▸ **TASK GOAL**:
Your task is to copy each line that has the word "chart".

::::::::::

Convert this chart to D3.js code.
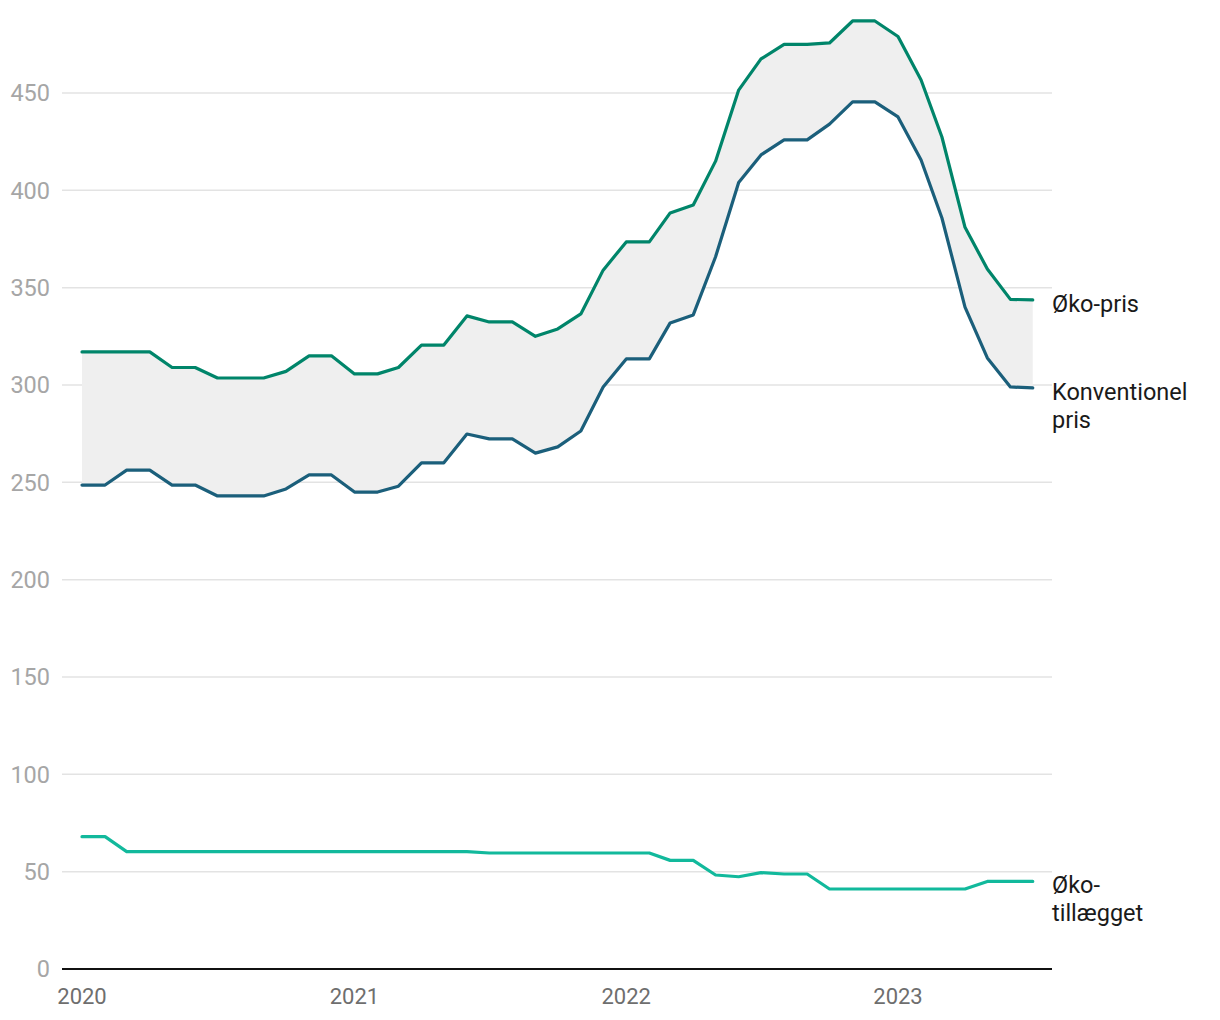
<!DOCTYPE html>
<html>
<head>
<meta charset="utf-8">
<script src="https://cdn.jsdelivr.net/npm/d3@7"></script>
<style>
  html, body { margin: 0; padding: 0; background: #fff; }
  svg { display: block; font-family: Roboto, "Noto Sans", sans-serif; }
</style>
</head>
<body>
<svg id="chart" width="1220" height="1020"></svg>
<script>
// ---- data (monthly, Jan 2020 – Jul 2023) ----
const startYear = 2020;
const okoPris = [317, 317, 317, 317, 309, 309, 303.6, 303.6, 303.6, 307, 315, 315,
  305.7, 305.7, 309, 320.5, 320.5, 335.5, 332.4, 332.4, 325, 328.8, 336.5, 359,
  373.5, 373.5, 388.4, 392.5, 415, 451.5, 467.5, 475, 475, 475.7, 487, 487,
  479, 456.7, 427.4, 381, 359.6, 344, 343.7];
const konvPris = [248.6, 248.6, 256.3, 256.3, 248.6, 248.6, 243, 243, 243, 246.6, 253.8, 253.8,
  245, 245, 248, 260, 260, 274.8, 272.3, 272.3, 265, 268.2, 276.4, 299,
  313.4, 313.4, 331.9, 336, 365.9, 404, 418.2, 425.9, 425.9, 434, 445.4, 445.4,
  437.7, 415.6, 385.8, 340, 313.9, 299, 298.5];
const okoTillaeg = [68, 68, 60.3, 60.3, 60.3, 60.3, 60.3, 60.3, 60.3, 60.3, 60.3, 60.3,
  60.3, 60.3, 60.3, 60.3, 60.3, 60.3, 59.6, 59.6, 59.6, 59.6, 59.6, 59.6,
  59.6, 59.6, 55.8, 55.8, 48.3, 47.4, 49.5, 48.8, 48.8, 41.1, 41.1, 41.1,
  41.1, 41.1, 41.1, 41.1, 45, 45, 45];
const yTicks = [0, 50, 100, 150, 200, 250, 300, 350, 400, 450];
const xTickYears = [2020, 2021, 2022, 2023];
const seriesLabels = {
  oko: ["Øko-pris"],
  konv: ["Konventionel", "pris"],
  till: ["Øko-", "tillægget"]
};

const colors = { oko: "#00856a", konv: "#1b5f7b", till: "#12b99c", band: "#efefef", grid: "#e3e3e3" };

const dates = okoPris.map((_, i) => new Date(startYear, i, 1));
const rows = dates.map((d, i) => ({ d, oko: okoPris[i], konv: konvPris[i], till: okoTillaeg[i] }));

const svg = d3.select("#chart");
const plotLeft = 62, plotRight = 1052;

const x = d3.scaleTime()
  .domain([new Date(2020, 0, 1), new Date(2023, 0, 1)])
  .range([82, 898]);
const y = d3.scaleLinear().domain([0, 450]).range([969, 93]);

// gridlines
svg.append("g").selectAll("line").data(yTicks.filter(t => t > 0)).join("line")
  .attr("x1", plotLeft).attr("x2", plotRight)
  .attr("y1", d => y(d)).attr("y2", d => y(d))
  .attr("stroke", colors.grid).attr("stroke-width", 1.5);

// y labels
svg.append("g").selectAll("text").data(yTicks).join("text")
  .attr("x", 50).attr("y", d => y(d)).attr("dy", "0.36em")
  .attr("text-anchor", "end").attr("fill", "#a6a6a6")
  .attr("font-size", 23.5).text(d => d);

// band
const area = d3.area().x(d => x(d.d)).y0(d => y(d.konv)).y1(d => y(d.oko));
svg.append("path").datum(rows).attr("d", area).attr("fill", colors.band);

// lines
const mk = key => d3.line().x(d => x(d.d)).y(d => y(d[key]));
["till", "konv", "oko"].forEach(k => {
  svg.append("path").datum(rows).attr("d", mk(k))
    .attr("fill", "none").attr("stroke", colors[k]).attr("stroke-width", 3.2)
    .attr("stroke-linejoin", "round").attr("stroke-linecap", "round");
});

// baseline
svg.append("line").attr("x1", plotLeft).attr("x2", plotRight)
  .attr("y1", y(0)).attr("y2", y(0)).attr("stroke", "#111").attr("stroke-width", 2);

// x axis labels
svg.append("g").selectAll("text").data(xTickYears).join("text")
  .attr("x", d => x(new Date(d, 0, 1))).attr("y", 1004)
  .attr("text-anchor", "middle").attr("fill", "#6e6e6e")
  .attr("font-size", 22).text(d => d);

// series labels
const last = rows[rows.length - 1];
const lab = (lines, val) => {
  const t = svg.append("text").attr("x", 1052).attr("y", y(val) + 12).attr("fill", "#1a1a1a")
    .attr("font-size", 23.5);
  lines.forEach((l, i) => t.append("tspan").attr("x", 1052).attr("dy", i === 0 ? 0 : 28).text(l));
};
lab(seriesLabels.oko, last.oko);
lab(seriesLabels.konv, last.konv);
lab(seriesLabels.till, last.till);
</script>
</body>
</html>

::::::::::

▸ **THE RESULT**:
Convert this chart to D3.js code.
<svg id="chart" width="1220" height="1020"></svg>
const svg = d3.select("#chart");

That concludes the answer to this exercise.